# Eclipse Build Path auf benötigte Projekte



## Fohnbit (22. Jun 2015)

Hallo!

Ich schreibe kleine Tools für eine OSGi Umgebung. Exportieren durch "Deployable plugins and fragements"
In meinem Workspace existieren andere Projekte, auf denen ich einen Referenz setzen möchte. Um nicht immer vorher einen aktuellen Export des Jar zu machen und im Plugin Projekt hinzuzufügen, möchte ich gerne das Projekt importieren.

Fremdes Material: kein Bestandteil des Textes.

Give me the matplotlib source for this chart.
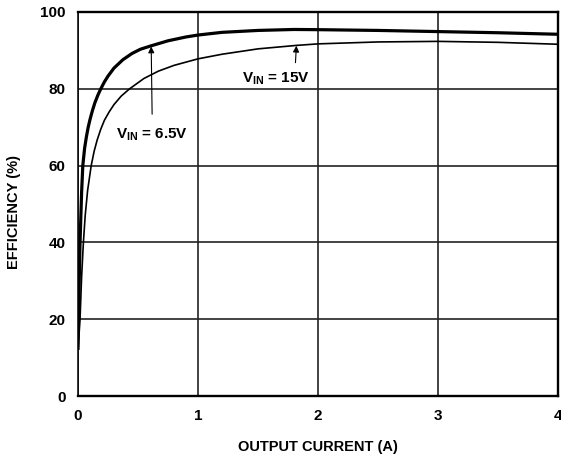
import matplotlib
matplotlib.use("Agg")
import matplotlib.pyplot as plt

plt.rcParams['font.family'] = ['Liberation Sans', 'DejaVu Sans']
plt.rcParams['font.weight'] = 'bold'
plt.rcParams['mathtext.fontset'] = 'custom'
plt.rcParams['mathtext.rm'] = 'Liberation Sans:bold'
plt.rcParams['mathtext.bf'] = 'Liberation Sans:bold'

# V_IN = 6.5V (heavy curve)
i_65 = [0, 0.005, 0.017, 0.03, 0.04, 0.055, 0.07, 0.085, 0.1, 0.12, 0.14, 0.165,
        0.19, 0.22, 0.25, 0.3, 0.375, 0.45, 0.52, 0.61, 0.75, 0.9, 1.0, 1.2,
        1.5, 1.8, 2.0, 2.5, 3.0, 3.5, 4.0]
eff_65 = [12, 22, 40, 53, 60, 64.5, 67.5, 70, 72, 74.3, 76.3, 78.3,
          80, 81.8, 83.3, 85.4, 87.6, 89.2, 90.3, 91.2, 92.5, 93.5, 94, 94.7,
          95.2, 95.45, 95.4, 95.2, 94.9, 94.6, 94.2]

# V_IN = 15V (light curve)
i_15 = [0, 0.017, 0.03, 0.045, 0.06, 0.08, 0.11, 0.135, 0.16, 0.19, 0.22, 0.26,
        0.3, 0.36, 0.43, 0.55, 0.67, 0.8, 1.0, 1.2, 1.5, 1.82, 2.0, 2.5, 3.0,
        3.5, 4.0]
eff_15 = [12, 20, 31, 40, 47, 53.5, 60, 63.8, 66.7, 69.5, 71.8, 74,
          75.9, 78.1, 80, 82.7, 84.6, 86.1, 87.8, 89, 90.4, 91.3, 91.7, 92.2, 92.35,
          92.1, 91.6]

xticks = [0, 1, 2, 3, 4]
yticks = [0, 20, 40, 60, 80, 100]

fig = plt.figure(figsize=(5.61, 4.59), dpi=100)
ax = fig.add_axes([78 / 561, 63 / 459, 480 / 561, 384 / 459])

ax.plot(i_65, eff_65, color='black', lw=2.3, solid_capstyle='butt',
        solid_joinstyle='round', zorder=3)
ax.plot(i_15, eff_15, color='black', lw=1.2, solid_capstyle='butt',
        solid_joinstyle='round', zorder=3)

ax.set_xlim(0, 4)
ax.set_ylim(0, 100)
ax.set_xticks(xticks)
ax.set_yticks(yticks)
ax.tick_params(length=0, labelsize=11, pad=9)
ax.grid(True, color='#222222', lw=1.2)
for s in ax.spines.values():
    s.set_linewidth(1.7)
ax.spines['left'].set_linewidth(1.1)

ax.set_xlabel('OUTPUT CURRENT (A)', fontsize=10.5, fontweight='bold')
ax.set_ylabel('EFFICIENCY (%)', fontsize=10.5, fontweight='bold')
ax.xaxis.set_label_coords(0.5, -0.115)
ax.yaxis.set_label_coords(-0.118, 0.48)

ax.annotate(r'$\mathregular{V_{IN}}$ = 6.5V', xy=(0.61, 91.0), xytext=(0.62, 68.0),
            ha='center', va='center', fontsize=11, fontweight='bold',
            arrowprops=dict(arrowstyle='-|>', color='black', lw=0.8,
                            mutation_scale=9, shrinkA=7, shrinkB=0))
ax.annotate(r'$\mathregular{V_{IN}}$ = 15V', xy=(1.82, 91.2), xytext=(1.65, 82.5),
            ha='center', va='center', fontsize=11, fontweight='bold',
            arrowprops=dict(arrowstyle='-|>', color='black', lw=0.8,
                            mutation_scale=9, shrinkA=4, shrinkB=0,
                            relpos=(0.78, 1.0)))

fig.savefig('out.png', dpi=100)
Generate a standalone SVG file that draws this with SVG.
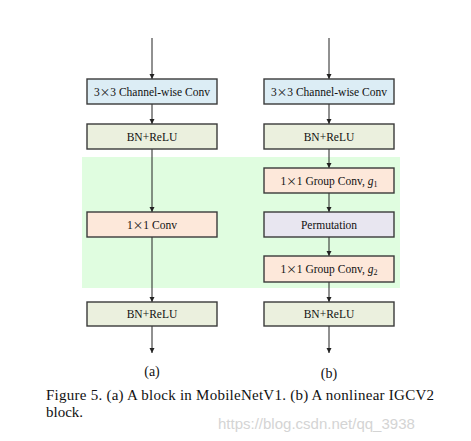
<svg xmlns="http://www.w3.org/2000/svg" width="471" height="441" viewBox="0 0 471 441">
<style>
.box{stroke:#3a3a3a;stroke-width:1.4}
.blue{fill:#dcedf5}
.bn{fill:#ebf0de}
.peach{fill:#fde8da}
.perm{fill:#e8e6f0}
.t{font-family:"Liberation Serif","Times New Roman",serif;font-size:11.5px;fill:#111;text-anchor:middle}
.x{font-family:"Noto Sans CJK SC","Liberation Serif",serif;font-size:10.5px}
.lbl{font-family:"Liberation Serif","Times New Roman",serif;font-size:14px;fill:#111;text-anchor:middle}
.cap{font-family:"Liberation Serif","Times New Roman",serif;font-size:15px;fill:#111}
.wm{font-family:"Liberation Sans",Arial,sans-serif;font-size:15px;fill:#d4d4d4}
.ar{stroke:#222;stroke-width:1;fill:none;marker-end:url(#ah)}
</style>
<defs>
<marker id="ah" markerWidth="6" markerHeight="6" refX="5" refY="3" orient="auto" markerUnits="userSpaceOnUse">
<path d="M0,0.5 L5,3 L0,5.5 Z" fill="#222"/>
</marker>
</defs>
<rect width="471" height="441" fill="#fff"/>
<rect id="green-region" x="82" y="157" width="318" height="131" fill="#e0fde0"/>
<g id="connectors">
<line class="ar" x1="152" y1="38" x2="152" y2="79"/>
<line class="ar" x1="152" y1="104" x2="152" y2="124"/>
<line class="ar" x1="152" y1="149" x2="152" y2="212"/>
<line class="ar" x1="152" y1="237" x2="152" y2="302"/>
<line class="ar" x1="152" y1="326" x2="152" y2="353"/>
<line class="ar" x1="329" y1="38" x2="329" y2="79"/>
<line class="ar" x1="329" y1="104" x2="329" y2="124"/>
<line class="ar" x1="329" y1="149" x2="329" y2="168"/>
<line class="ar" x1="329" y1="193" x2="329" y2="212"/>
<line class="ar" x1="329" y1="237" x2="329" y2="256"/>
<line class="ar" x1="329" y1="282" x2="329" y2="302"/>
<line class="ar" x1="329" y1="326" x2="329" y2="353"/>
</g>
<g id="a-conv3">
<rect class="box blue" x="87" y="79" width="130" height="25"/>
<text class="t" x="152" y="95.5">3<tspan class="x">×</tspan>3 Channel-wise Conv</text>
</g>
<g id="a-bn1">
<rect class="box bn" x="87" y="124" width="130" height="25"/>
<text class="t" x="152" y="140.5">BN+ReLU</text>
</g>
<g id="a-conv1">
<rect class="box peach" x="87" y="212" width="130" height="25"/>
<text class="t" x="152" y="228.5">1<tspan class="x">×</tspan>1 Conv</text>
</g>
<g id="a-bn2">
<rect class="box bn" x="87" y="302" width="130" height="24"/>
<text class="t" x="152" y="318">BN+ReLU</text>
</g>
<g id="b-conv3">
<rect class="box blue" x="264" y="79" width="130" height="25"/>
<text class="t" x="329" y="95.5">3<tspan class="x">×</tspan>3 Channel-wise Conv</text>
</g>
<g id="b-bn1">
<rect class="box bn" x="264" y="124" width="130" height="25"/>
<text class="t" x="329" y="140.5">BN+ReLU</text>
</g>
<g id="b-gconv1">
<rect class="box peach" x="264" y="168" width="130" height="25"/>
<text class="t" x="329" y="184.5">1<tspan class="x">×</tspan>1 Group Conv, <tspan font-style="italic">g</tspan><tspan font-size="8" dy="2">1</tspan></text>
</g>
<g id="b-perm">
<rect class="box perm" x="264" y="212" width="130" height="25"/>
<text class="t" x="329" y="228.5">Permutation</text>
</g>
<g id="b-gconv2">
<rect class="box peach" x="264" y="256" width="130" height="26"/>
<text class="t" x="329" y="273">1<tspan class="x">×</tspan>1 Group Conv, <tspan font-style="italic">g</tspan><tspan font-size="8" dy="2">2</tspan></text>
</g>
<g id="b-bn2">
<rect class="box bn" x="264" y="302" width="130" height="24"/>
<text class="t" x="329" y="318">BN+ReLU</text>
</g>
<text class="lbl" x="152" y="376">(a)</text>
<text class="lbl" x="329" y="378">(b)</text>
<text class="cap" x="46" y="400" textLength="388" lengthAdjust="spacing">Figure 5. (a) A block in MobileNetV1.  (b) A nonlinear IGCV2</text>
<text class="cap" x="46" y="417">block.</text>
<text class="wm" x="218" y="429">https://blog.csdn.net/qq_3938</text>
</svg>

Das klappt auch ... aber wenn ich dann starte oder das Plugin exportiere, fehlen wohl diese Klassen.
Er müßte diese in den Build Path als Jar oder wie auch immer ranhängen.

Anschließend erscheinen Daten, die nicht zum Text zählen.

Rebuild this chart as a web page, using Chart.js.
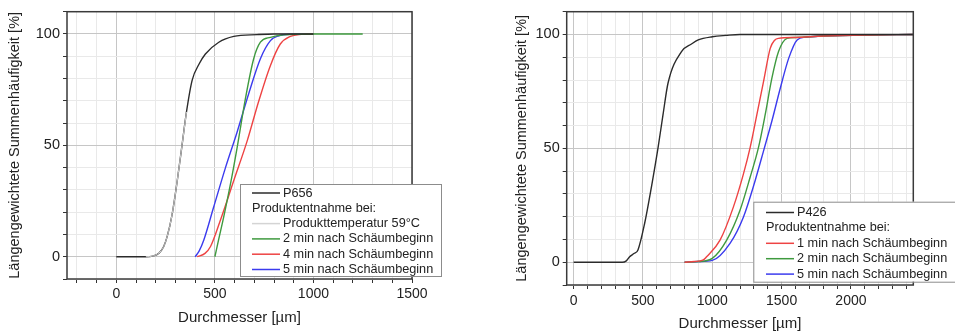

Weiß da jemand ob und wie das klappen könnte?

Danke!


----------



## Gucky (22. Jun 2015)

project -> properties -> Build Path -> Projects -> alle anhaken, die du brauchst -> Enter.

Oder was meinst du?


----------



## Fohnbit (23. Jun 2015)

Ja, das habe ich natürlich.

Das problem ist, wenn ich das projekt exportieren.
Würde ich eine "normale" .jar zum Build Path hinzufügen, füge ich diese in der "Manifest.mf" unter "Runtime/Classpath" und "Build/Binary Build" hinzu.
Ich kann das Projekt starten und mein Code kann auf die .jar zugreifen.
Wenn ich das Projekt exportiere, wird auch die externe jar in das projekt jar gepackt.

Jedoch wenn ich auf ein Projekt verweise, stehen diese Optionen scheinbar nicht zur Verfügung?

Wenn ich das Projekt starte, erhalte ich:
Caused by: java.lang.NoClassDefFoundError: com/me/network/tools/connection/ConnectionParser

Er findet also die Klasse nicht.
Beim schreiben des Code zeigt er mir keinen Fehler an.


----------



## Gucky (23. Jun 2015)

Ich habe auch schon auf andere Projekte verwiesen aber das Problem hatte ich nie. Vielmehr wurde bei mir immer alles mit eingepackt, was ich auch ziemlich nervig fand.


----------



## lam_tr (15. Jul 2015)

Hallo Gucky,

du kannst dein Plug-In mit Hilfe von einen Feature-Project exportieren, dort werden dann die Abhängigkeiten von deinen Plug-In erkannt und mitexportiert.

Der Weg über Built Path direkt ist glaube ich nicht schön in PDE Entwicklung. Wenn die Abhängigkeit kein OSGI Bundle ist, dann kannst du sie auch per plugin.xml unter Runtim hinzufügen.

Gruß lam


----------